### [WHAT NEEDS TO BE DONE]
Pictures are not part of the copy. Retype the lines from the first one through the line that contains "plt.rcParams['text.parse_math'] = False".

### [SOURCE DATA]
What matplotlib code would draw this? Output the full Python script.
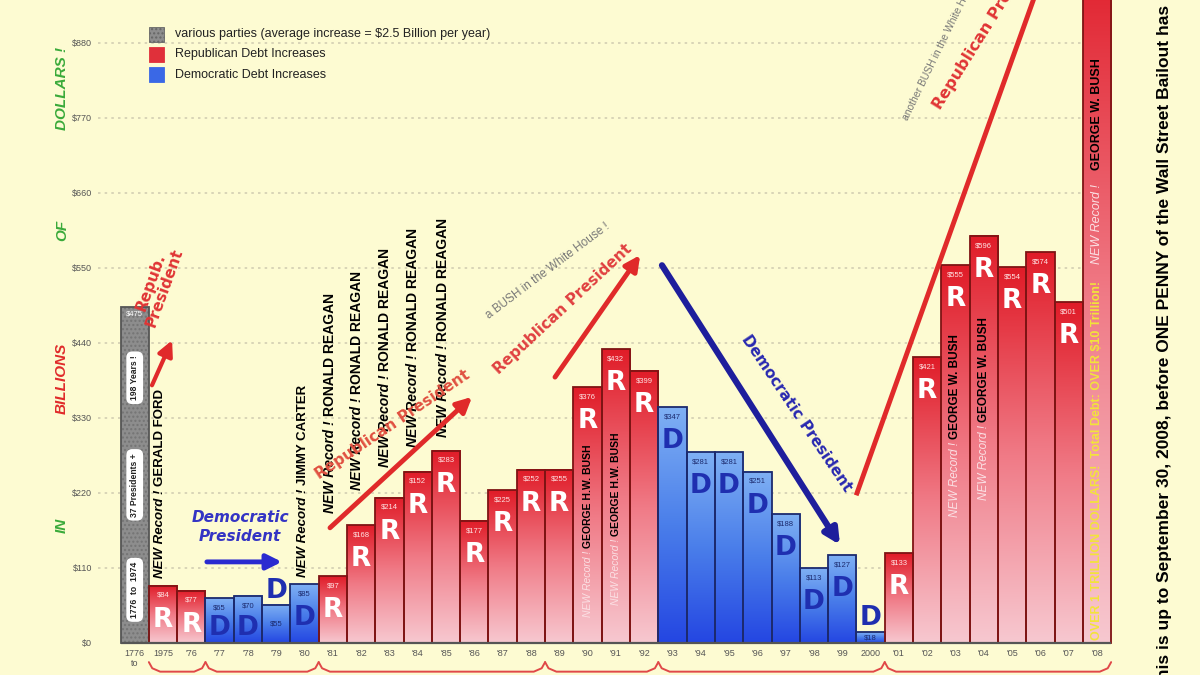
import numpy as np
import matplotlib
matplotlib.use('Agg')
import matplotlib.pyplot as plt
from matplotlib.colors import LinearSegmentedColormap
from matplotlib.patches import Rectangle

plt.rcParams['font.family'] = ['Liberation Sans', 'DejaVu Sans']
plt.rcParams['text.parse_math'] = False

# --- data (billions of dollars of debt increase) ---
years = ["1776\nto", "1975", "'76", "'77", "'78", "'79", "'80", "'81", "'82", "'83",
         "'84", "'85", "'86", "'87", "'88", "'89", "'90", "'91", "'92", "'93",
         "'94", "'95", "'96", "'97", "'98", "'99", "2000", "'01", "'02", "'03",
         "'04", "'05", "'06", "'07", "'08"]
values = [493, 84, 77, 66, 69, 56, 86, 98, 173, 213,
          251, 282, 179, 224, 254, 254, 375, 431, 399, 346,
          280, 280, 251, 189, 110, 129, 16, 132, 419, 554,
          597, 551, 573, 500, 1017]
value_labels = ["$475", "$84", "$77", "$65", "$70", "$55", "$85", "$97", "$168", "$214",
                "$152", "$283", "$177", "$225", "$252", "$255", "$376", "$432", "$399", "$347",
                "$281", "$281", "$251", "$188", "$113", "$127", "$18", "$133", "$421", "$555",
                "$596", "$554", "$574", "$501", ""]
parties = ["V", "R", "R", "D", "D", "D", "D", "R", "R", "R",
           "R", "R", "R", "R", "R", "R", "R", "R", "R", "D",
           "D", "D", "D", "D", "D", "D", "D", "R", "R", "R",
           "R", "R", "R", "R", "R"]
legend_labels = ["various parties (average increase = $2.5 Billion per year)",
                 "Republican Debt Increases",
                 "Democratic Debt Increases"]
term_edges = [0.5, 2.5, 6.5, 14.5, 18.5, 26.5, 34.5]

BG = '#fdfbd2'
RED = '#e02a2a'
BLUE = '#2424a8'

fig = plt.figure(figsize=(12, 6.75), dpi=100)
fig.patch.set_facecolor(BG)
ax = fig.add_axes([0, 0, 1, 1])
ax.set_facecolor(BG)
ax.axis('off')

x = np.arange(len(values))
edge_colors = {'R': '#7e1414', 'D': '#1c2a6e', 'V': '#555555'}
bars = ax.bar(x, values, width=1.0, facecolor='none',
              edgecolor=[edge_colors[p] for p in parties], linewidth=1.3, zorder=3)
ax.set_xlim(-4.76, 37.64)
ax.set_ylim(-46.9, 943.1)
ax.set_autoscale_on(False)

cmaps = {
    'R': LinearSegmentedColormap.from_list('rep', ['#f7c8d0', '#f07a86', '#e01c28']),
    'D': LinearSegmentedColormap.from_list('dem', ['#2446e2', '#4a7eea', '#7fb0f4']),
}
grad = np.linspace(0, 1, 256).reshape(-1, 1)
for rect, party in zip(bars, parties):
    x0, w, h = rect.get_x(), rect.get_width(), rect.get_height()
    if party == 'V':
        ax.add_patch(Rectangle((x0, 0), w, h, facecolor='#8d8d8d', hatch='....',
                               edgecolor='#747474', lw=0, zorder=2))
    else:
        ax.imshow(grad, extent=[x0, x0 + w, 0, h], origin='lower', aspect='auto',
                  cmap=cmaps[party], zorder=2)

# grid, baseline, axis labels
ax.hlines(np.arange(110, 990, 110), -1.3, 34.5, colors='#d2ceb2',
          linestyles=(0, (1.5, 2.5)), linewidth=1.2, zorder=1)
ax.hlines(0, -0.5, 34.5, colors='#555555', linewidth=1.6, zorder=4)
for v in range(0, 990, 110):
    ax.text(-1.5, v, f'${v}', ha='right', va='center', fontsize=6.5, color='#555555')
for i, lbl in enumerate(years):
    ax.text(i, -9, lbl, ha='center', va='top', fontsize=6.5, color='#555555',
            linespacing=1.1)

# presidential term braces under the axis
for a, b in zip(term_edges[:-1], term_edges[1:]):
    bx = [a, a + 0.12, a + 0.4, b - 0.4, b - 0.12, b]
    by = [-28, -37, -42, -42, -37, -28]
    ax.plot(bx, by, color='#e04848', lw=1.4, solid_capstyle='round', zorder=4)

# value labels and party letters
for i, (v, lab, p) in enumerate(zip(values, value_labels, parties)):
    if p == 'V':
        ax.text(i, v - 11, lab, ha='center', va='center', fontsize=5.5, color='white', zorder=5)
        continue
    if v > 900:
        continue
    lab_color = '#ffe4e4' if p == 'R' else '#1c2a6e'
    if v < 60:
        ax.text(i, v / 2, lab, ha='center', va='center', fontsize=5.5, color=lab_color, zorder=5)
        ly = v + 20
    else:
        ax.text(i, v - 14, lab, ha='center', va='center', fontsize=5.5, color=lab_color, zorder=5)
        ly = max(v - 50, 22)
    ax.text(i, ly, p, ha='center', va='center', fontsize=19, fontweight='bold',
            family='DejaVu Sans', color='white' if p == 'R' else '#1f2fb0', zorder=5)

# white pills inside the grey bar
for yv, txt in [(78, "1776  to  1974"), (232, "37 Presidents +"), (389, "198 Years !")]:
    ax.text(0, yv, txt, rotation=90, ha='center', va='center', fontsize=6.2,
            fontweight='bold', color='#222222', zorder=5,
            bbox=dict(boxstyle='round,pad=0.45,rounding_size=0.7', fc='white', ec='none'))

# stacked vertical text pieces
renderer = fig.canvas.get_renderer()
px_per_unit = ax.transData.transform((0, 1))[1] - ax.transData.transform((0, 0))[1]


def stacked(xc, y0, pieces, size):
    y = y0
    for txt, kw in pieces:
        t = ax.text(xc, y, txt, rotation=90, ha='center', va='bottom', fontsize=size,
                    zorder=6, **kw)
        y += t.get_window_extent(renderer).height / px_per_unit


rec_out = dict(style='italic', fontweight='bold', color='black')
name_out = dict(fontweight='bold', color='black')
stacked(0.9, 95, [("NEW Record ! ", rec_out), ("GERALD FORD", name_out)], 9.5)
stacked(5.95, 97, [("NEW Record ! ", rec_out), ("JIMMY CARTER", name_out)], 9.5)
for xc, y0 in [(6.9, 191), (7.87, 224), (8.85, 258), (9.84, 287), (10.9, 302)]:
    stacked(xc, y0, [("NEW Record ! ", rec_out), ("RONALD REAGAN", name_out)], 10)

rec_in = dict(style='italic', color='#fbe0e4')
name_in = dict(fontweight='bold', color='black')
stacked(16, 38, [("NEW Record ! ", rec_in), ("GEORGE H.W. BUSH", name_in)], 7.5)
stacked(17, 56, [("NEW Record ! ", rec_in), ("GEORGE H.W. BUSH", name_in)], 7.5)
stacked(29, 185, [("NEW Record ! ", rec_in), ("GEORGE W. BUSH", name_in)], 8.5)
stacked(30, 210, [("NEW Record ! ", rec_in), ("GEORGE W. BUSH", name_in)], 8.5)
stacked(34, 4, [("OVER 1 TRILLION DOLLARS!  Total Debt: OVER $10 Trillion!     ",
                 dict(fontweight='bold', color='#f2e43a')),
                ("NEW Record !    ", rec_in), ("GEORGE W. BUSH", name_in)], 9)

# hand-drawn style arrows and notes
hand = dict(family='DejaVu Sans', fontweight='bold', zorder=6)


def arrow(start, end, color, lw):
    ax.annotate('', xy=end, xytext=start, zorder=6,
                arrowprops=dict(arrowstyle='-|>,head_length=0.9,head_width=0.45',
                                color=color, lw=lw, shrinkA=0, shrinkB=0))


arrow((0.61, 378), (1.32, 444), RED, 3)
arrow((2.55, 119), (5.2, 119), '#2a2ad0', 3.5)
arrow((6.9, 169), (11.92, 361), RED, 3.5)
arrow((14.85, 390), (17.86, 569), RED, 3.5)
arrow((18.63, 554), (24.92, 144), '#1e1e9c', 4.5)
ax.plot([25.52, 32.0], [220, 972], color=RED, lw=3.5, zorder=6)

ax.text(0.82, 525, "Repub.\nPresident", rotation=70, ha='center', va='center',
        fontsize=11, color='#e03434', linespacing=1.0, **hand)
ax.text(3.72, 170, "Democratic\nPresident", ha='center', va='center', fontsize=11,
        style='italic', color='#3434c4', linespacing=1.3, **hand)
ax.text(9.13, 320, "Republican President", rotation=34, ha='center', va='center',
        fontsize=11, color='#e05040', **hand)
ax.text(15.13, 490, "Republican President", rotation=43, ha='center', va='center',
        fontsize=11, color='#e04040', **hand)
ax.text(14.6, 545, "a BUSH in the White House !", rotation=37, ha='center', va='center',
        fontsize=8.5, color='#777777', zorder=6)
ax.text(23.37, 337, "Democratic President", rotation=-56, ha='center', va='center',
        fontsize=11, color='#2828b0', **hand)
ax.text(28.56, 779, "Republican President", rotation=58, ha='left', va='bottom',
        rotation_mode='anchor', fontsize=11.5, color='#e03434', **hand)
ax.text(27.4, 764, "another BUSH in the White House", rotation=64, ha='left', va='bottom',
        rotation_mode='anchor', fontsize=7.5, color='#777777', zorder=6)

# legend
leg_colors = ['#8d8d8d', '#e0303a', '#3a68e6']
for k, (lbl, col) in enumerate(zip(legend_labels, leg_colors)):
    top = 27 + 20 * k
    ax.add_patch(Rectangle((149 / 1200, 1 - (top + 15) / 675), 15 / 1200, 15 / 675,
                           transform=fig.transFigure, facecolor=col,
                           hatch='....' if k == 0 else None,
                           edgecolor='#666666' if k == 0 else col, lw=0.6, zorder=6))
    fig.text(175 / 1200, 1 - (top + 7.5) / 675, lbl, ha='left', va='center',
             fontsize=9, color='#222222')

# side titles
for yp, word, col in [(88, "DOLLARS !", '#3aaa3a'), (230, "OF", '#3aaa3a'),
                      (378, "BILLIONS", '#e02a2a'), (525, "IN", '#3aaa3a')]:
    fig.text(62 / 1200, 1 - yp / 675, word, rotation=90, ha='center', va='center',
             fontsize=11, fontweight='bold', style='italic', color=col)

fig.text(1165 / 1200, 1 - 690 / 675,
         "This is up to September 30, 2008, before ONE PENNY of the Wall Street Bailout has been spent!",
         rotation=90, ha='center', va='bottom', fontsize=12.5, fontweight='bold', color='black')

fig.savefig('out.png', dpi=100, facecolor=BG)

### [WORKED ANSWER]
What matplotlib code would draw this? Output the full Python script.
import numpy as np
import matplotlib
matplotlib.use('Agg')
import matplotlib.pyplot as plt
from matplotlib.colors import LinearSegmentedColormap
from matplotlib.patches import Rectangle

plt.rcParams['font.family'] = ['Liberation Sans', 'DejaVu Sans']
plt.rcParams['text.parse_math'] = False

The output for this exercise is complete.